Nora Morales Cortiñas ist eine der Mütter der Plaza de Mayo, die ähnlich wie die „Samstagsmütter“ in Istanbul allwöchentlich nach dem Verbleib ihrer verschwundenen Angehörigen fragen und Aufklärung einfordern. Im Zuge des Hungerstreiks gegen die Isolation des kurdischen Repräsentanten Abdullah Öcalan besuchte Cortiñas die kurdische Politikerin Leyla Güven im März diesen Jahres in Amed (Diyarbakir). Wir sprachen mit ihr über ihren Besuch:
Was haben Sie gefühlt, als sie Leyla Güven besuchten? Welchen Eindruck hatten Sie nach dem Besuch bei ihr?
Seit dem Tag meines Besuchs bei Leyla bin ich voller Emotionen und Bewunderung, sowohl ihr gegenüber als auch gegenüber der kurdischen Bevölkerung. Ich kenne schon länger die Friedens- und die Samstagsmütter. Über ihren Kampf in der Türkei und in Kurdistan hatte ich bereits einen Dokumentarfilm gedreht und fühle mich deshalb ihnen sehr verbunden. Doch der Tag, an dem ich Leyla umarmt habe, war für mich sehr besonders. Das war eine andere Welt. Diese Welt kannte ich bisher nicht, aber es war eine wunderschöne Welt. Außerdem hat mir der Respekt und die Achtung vor dem politischen Repräsentanten Abdullah Öcalan gezeigt, dass es sich bei diesem Kampf um einen wahrhaften Kampf und Widerstand eines ganzen Volkes handelt. Ich empfinde große Wertschätzung für diese Menschen. Denn der Wille von Leyla und von tausenden Genoss*innen ist für ein Volk von großer Bedeutung und etwas Wunderschönes.
Der Widerstand hat dazu geführt, dass die Anwält*innen Öcalans nach acht Jahren zweimal ihren Mandanten sehen durften. Glauben Sie, dass die türkische Regierung ihr Wort hält und fortan die Anwaltsbesuche bei Öcalan gestattet?

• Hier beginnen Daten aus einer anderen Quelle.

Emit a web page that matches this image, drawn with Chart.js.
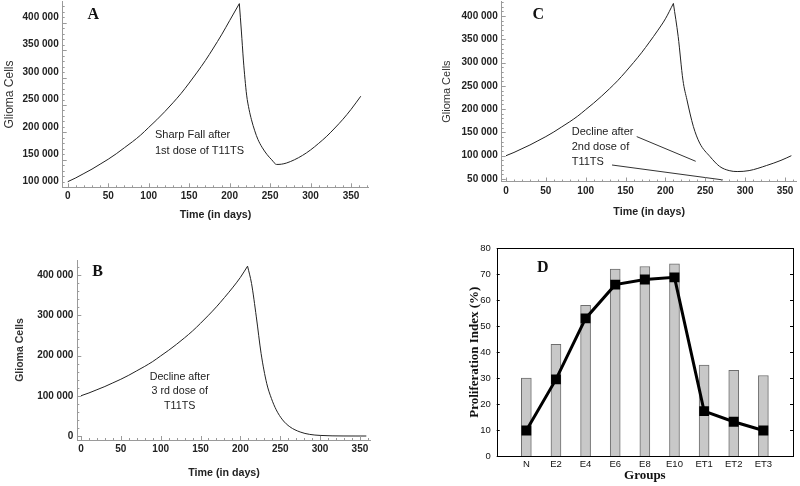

Wenn wir bedenken, dass Erdoğan gegen die Kurd*innen und die Völker Syriens einen Krieg führt und sich verantwortlich für zahlreiche Massaker macht, kann ich verstehen, dass unsere kurdischen Freund*innen Zweifel an der Einhaltung des Wortes der türkischen Regierung haben. Aber wir sollten unseren Glauben nicht verlieren. Denn wir wissen auch, dass die kurdische Bevölkerung unter jeder Situation ihren legitimen Kampf fortsetzen und niemals die Fahne der Widerstands von der Hand legen wird. Ich denke, diese historische Wahrheit hat sich nochmals unter Beweis gestellt. Das bedeutet natürlich nicht, dass die türkische Regierung die Kurd*innen fortan in Frieden lassen wird. Doch die Kurd*innen haben mit diesem Kampf große Errungenschaften erzielt und werden ohne Zweifel auf diesem Weg voranschreiten.
Zeichnung: Zehra Doğan
Was für Eindrücke haben Sie auf ihrer Reise durch Nordkurdistan gesammelt?
Als ich das erste Mal für den Dokumentationsdreh mit Alejandro Haddad durch Nordkurdistan reiste, war das für mich eine ganz neue Situation. Denn ich kannte zwar die Region und die Traditionen der Menschen nicht, aber ich wusste, dass das Leid der Mütter hier dasselbe Leid ist, das ich spüre. Das konnte niemand voneinander trennen. Auch unser Kampf war und ist entsprechend derselbe.
Als ich jetzt im März nach Nordkurdistan reiste, um Leyla zu besuchen, hat mich der Wille dieser 56jährigen Frau sehr beeindruckt. Das hat in mir was ausgelöst. Ich habe angefangen, die kurdische Bevölkerung mit meiner gesamten Kraft zu lieben.
Möchten Sie eine Nachricht an Leyla richten?
Zunächst möchte ich ihr meine Liebe zukommen lassen. Dann wünsche ich mir, dass sie mit derselben Kraft ihre gesundheitliche Genesung voranbringt, mit der sie diesen Hungerstreik geführt hat. Ich wünsche ihr und allen, die am Hungerstreik teilgenommen haben, viel Erfolg. Und ich wünsche mir ein würdevolles Leben für dieses Volk.